Friday, July 31, 2009

Search Warrant Judge Must be Informed if the Police Know or Have Reason to Know That the Place to be Searched is a Multiunit Dwelling

No SCOID opinions this week, but the COA issued three opinions. Two of them involve post-conviction petitions, the statute of limitations, and equitable tolling. Those are discussed in Deborah's post below.

In the third case, State v. Reynolds, police officers and emergency personnel responded to a call that a two year old child had died in a house where several people rented separate rooms within what appeared to be a single family home. Police found drug paraphernalia in the room of the parents and "smelled the odor of growing marijuana." In this house, each tenant had a separately keyed room and only shared common areas. The police obtained a warrant without telling the judge that there were separate living quarters. The district court denied Mr. Reynolds's motion to suppress.

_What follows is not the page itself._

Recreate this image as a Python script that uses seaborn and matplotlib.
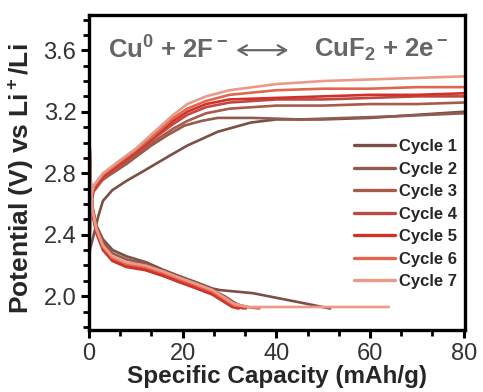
import matplotlib
matplotlib.use("Agg")
import matplotlib.pyplot as plt
from matplotlib.ticker import MultipleLocator
from matplotlib.lines import Line2D
import seaborn as sns
import pandas as pd

# ---------------- data ----------------
cycles = ["Cycle 1", "Cycle 2", "Cycle 3", "Cycle 4", "Cycle 5", "Cycle 6", "Cycle 7"]
colors = ["#7a5046", "#8f5c4e", "#a95b4b", "#bb4a42", "#d3302a", "#e2664f", "#eb9a88"]

# charge curves (capacity mAh/g, potential V)
c1_ch_x = [0, 0.2, 1.2, 2.0, 3.0, 5, 8, 12, 17, 21, 27.5, 34.6, 40, 50, 60, 70, 80]
c1_ch_y = [2.08, 2.30, 2.42, 2.52, 2.62, 2.69, 2.75, 2.82, 2.91, 2.98, 3.07, 3.13, 3.15, 3.15, 3.16, 3.18, 3.20]
c2_ch_x = [0, 0.3, 1.3, 4, 8, 13.3, 16.9, 20.4, 24, 27.5, 35, 45, 55, 65, 80]
c2_ch_y = [2.08, 2.62, 2.72, 2.78, 2.86, 2.98, 3.05, 3.11, 3.14, 3.16, 3.16, 3.15, 3.16, 3.17, 3.19]
bundle_ch_x = [0, 0.3, 1, 3, 6, 10, 14, 18, 21, 25, 30, 40, 50, 60, 70, 80]
c3_ch_y = [2.08, 2.58, 2.68, 2.76, 2.83, 2.92, 3.01, 3.09, 3.14, 3.19, 3.22, 3.24, 3.24, 3.25, 3.25, 3.26]
c4_ch_y = [2.08, 2.60, 2.70, 2.77, 2.84, 2.93, 3.03, 3.12, 3.18, 3.23, 3.26, 3.28, 3.28, 3.29, 3.30, 3.30]
c5_ch_y = [2.08, 2.60, 2.70, 2.78, 2.85, 2.94, 3.04, 3.14, 3.20, 3.25, 3.28, 3.29, 3.30, 3.31, 3.31, 3.32]
c6_ch_y = [2.08, 2.62, 2.71, 2.79, 2.86, 2.95, 3.05, 3.16, 3.22, 3.27, 3.31, 3.34, 3.35, 3.35, 3.36, 3.36]
c7_ch_y = [2.08, 2.62, 2.72, 2.80, 2.87, 2.96, 3.07, 3.18, 3.25, 3.30, 3.34, 3.38, 3.40, 3.41, 3.42, 3.43]

# discharge curves
c1_dis_x = [0, 0.3, 0.8, 1.6, 3, 5.1, 8, 12.3, 16, 19.4, 23, 26.4, 28, 35, 40, 45, 51.5]
c1_dis_y = [3.25, 2.80, 2.58, 2.46, 2.37, 2.30, 2.26, 2.22, 2.17, 2.13, 2.09, 2.05, 2.04, 2.02, 1.99, 1.96, 1.92]
c2_dis_x = [0, 0.3, 0.8, 1.6, 3, 5, 8, 12, 16, 19.4, 23, 26.4, 29, 31, 33.5]
c2_dis_y = [3.25, 2.78, 2.56, 2.45, 2.35, 2.28, 2.24, 2.21, 2.16, 2.12, 2.08, 2.04, 2.00, 1.96, 1.92]
c3_dis_x = [0, 0.3, 0.8, 1.6, 3, 5, 8, 12, 16, 19.4, 23, 26.4, 29, 31, 34]
c3_dis_y = [3.25, 2.75, 2.55, 2.43, 2.32, 2.25, 2.21, 2.19, 2.15, 2.11, 2.07, 2.03, 1.98, 1.95, 1.93]
c4_dis_x = [0, 0.3, 0.8, 1.6, 3, 5, 8, 12, 16, 19.4, 23, 26.4, 29, 30.6, 33]
c4_dis_y = [3.25, 2.74, 2.54, 2.42, 2.31, 2.24, 2.20, 2.18, 2.14, 2.10, 2.06, 2.02, 1.97, 1.94, 1.92]
c5_dis_x = [0, 0.3, 0.8, 1.6, 3, 5, 8, 12, 16, 19.4, 23, 26.4, 29, 30.6, 32]
c5_dis_y = [3.25, 2.74, 2.53, 2.41, 2.30, 2.23, 2.19, 2.17, 2.13, 2.09, 2.05, 2.01, 1.96, 1.93, 1.92]
c6_dis_x = [0, 0.3, 0.8, 1.6, 3, 5, 8, 12, 16, 19.4, 23, 26.4, 29, 31, 36.4]
c6_dis_y = [3.25, 2.75, 2.55, 2.43, 2.32, 2.25, 2.21, 2.19, 2.15, 2.11, 2.07, 2.03, 1.98, 1.94, 1.92]
c7_dis_x = [0, 0.3, 0.8, 1.6, 3, 5, 8, 12, 16, 19.4, 23, 26.4, 29, 31, 34, 40, 50, 64]
c7_dis_y = [3.26, 2.76, 2.56, 2.44, 2.33, 2.26, 2.22, 2.20, 2.16, 2.12, 2.08, 2.04, 1.99, 1.95, 1.93, 1.93, 1.93, 1.93]

charge = [(c1_ch_x, c1_ch_y), (c2_ch_x, c2_ch_y), (bundle_ch_x, c3_ch_y), (bundle_ch_x, c4_ch_y),
          (bundle_ch_x, c5_ch_y), (bundle_ch_x, c6_ch_y), (bundle_ch_x, c7_ch_y)]
discharge = [(c1_dis_x, c1_dis_y), (c2_dis_x, c2_dis_y), (c3_dis_x, c3_dis_y), (c4_dis_x, c4_dis_y),
             (c5_dis_x, c5_dis_y), (c6_dis_x, c6_dis_y), (c7_dis_x, c7_dis_y)]

rows = []
for i, name in enumerate(cycles):
    for seg, (xs, ys) in (("dis", discharge[i]), ("ch", charge[i])):
        for k, (x, y) in enumerate(zip(xs, ys)):
            rows.append({"cap": x, "V": y, "cycle": name, "seg": f"{name}-{seg}", "order": k})
df = pd.DataFrame(rows)

# ---------------- plot ----------------
sns.set_style("white")
plt.rcParams["font.family"] = ["Liberation Sans", "DejaVu Sans"]
plt.rcParams["mathtext.fontset"] = "custom"
plt.rcParams["mathtext.rm"] = "Liberation Sans:bold"
plt.rcParams["mathtext.bf"] = "Liberation Sans:bold"
plt.rcParams["mathtext.it"] = "Liberation Sans:bold"

fig = plt.figure(figsize=(4.83, 3.92), dpi=100)
ax = fig.add_axes([0.184, 0.158, 0.779, 0.804])

sns.lineplot(data=df, x="cap", y="V", hue="cycle", units="seg", estimator=None, sort=False,
             palette=dict(zip(cycles, colors)), hue_order=cycles, lw=1.9, legend=False, ax=ax)

ax.set_xlim(0, 80.3)
ax.set_ylim(1.78, 3.83)
ax.xaxis.set_major_locator(MultipleLocator(20))
ax.xaxis.set_minor_locator(MultipleLocator(20 / 3))
ax.yaxis.set_minor_locator(MultipleLocator(0.1))
ax.set_yticks([2.0, 2.4, 2.8, 3.2, 3.6])
ax.set_yticklabels(["2.0", "2.4", "2.8", "3.2", "3.6"])

ax.tick_params(which="major", direction="out", length=6, width=2.2, color="black",
               labelsize=17, labelcolor="#333333", pad=3,
               bottom=True, left=True, top=False, right=False)
ax.tick_params(which="minor", direction="out", length=4, width=2.0, color="black",
               bottom=True, left=True, top=False, right=False)

for s in ax.spines.values():
    s.set_linewidth(2.4)
    s.set_color("black")

ax.set_xlabel("Specific Capacity (mAh/g)", fontsize=17.5, fontweight="bold", labelpad=0)
ax.set_ylabel("Potential (V) vs Li$^+$/Li", fontsize=19, fontweight="bold")
ax.yaxis.set_label_coords(-0.14, 0.479)

ty = 0.888
ax.text(0.052, ty, r"Cu$^0$ + 2F$^-$", transform=ax.transAxes, fontsize=18.5,
        fontweight="bold", color="#666666", va="center", ha="left")
ax.annotate("", xy=(0.392, ty), xytext=(0.53, ty), xycoords="axes fraction",
            arrowprops=dict(arrowstyle="<->,head_length=0.6,head_width=0.35", color="#666666",
                            lw=1.6, shrinkA=0, shrinkB=0))
ax.text(0.955, ty, r"CuF$_2$ + 2e$^-$", transform=ax.transAxes, fontsize=18.5,
        fontweight="bold", color="#666666", va="center", ha="right")

handles = [Line2D([0], [0], color=c, lw=2.4) for c in colors]
leg = ax.legend(handles, cycles, loc="center right", bbox_to_anchor=(0.978, 0.368), frameon=False,
                prop={"weight": "bold", "size": 12}, handlelength=2.45, handletextpad=0.25,
                labelspacing=0.45, borderaxespad=0, borderpad=0)

fig.savefig("out.png", dpi=100)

The COA said while there is no direct Idaho precedent, "the general rule is that a warrant authorizing the search of a multiunit structure will be invalidated if it does not identify the subunit to be searched with sufficient particularity to preclude a search of other units in the same building occupied by innocent persons. Therefore, if officers know or should know that there are multiple, separate dwelling units, they must exclude from a requested warrant those units that are not under suspicion."

The district court "concluded that the officer did not know, nor should he have known, that the home was in fact a multiunit structure and not a single-family residence." The COA deferred to this finding and affirmed the judgment.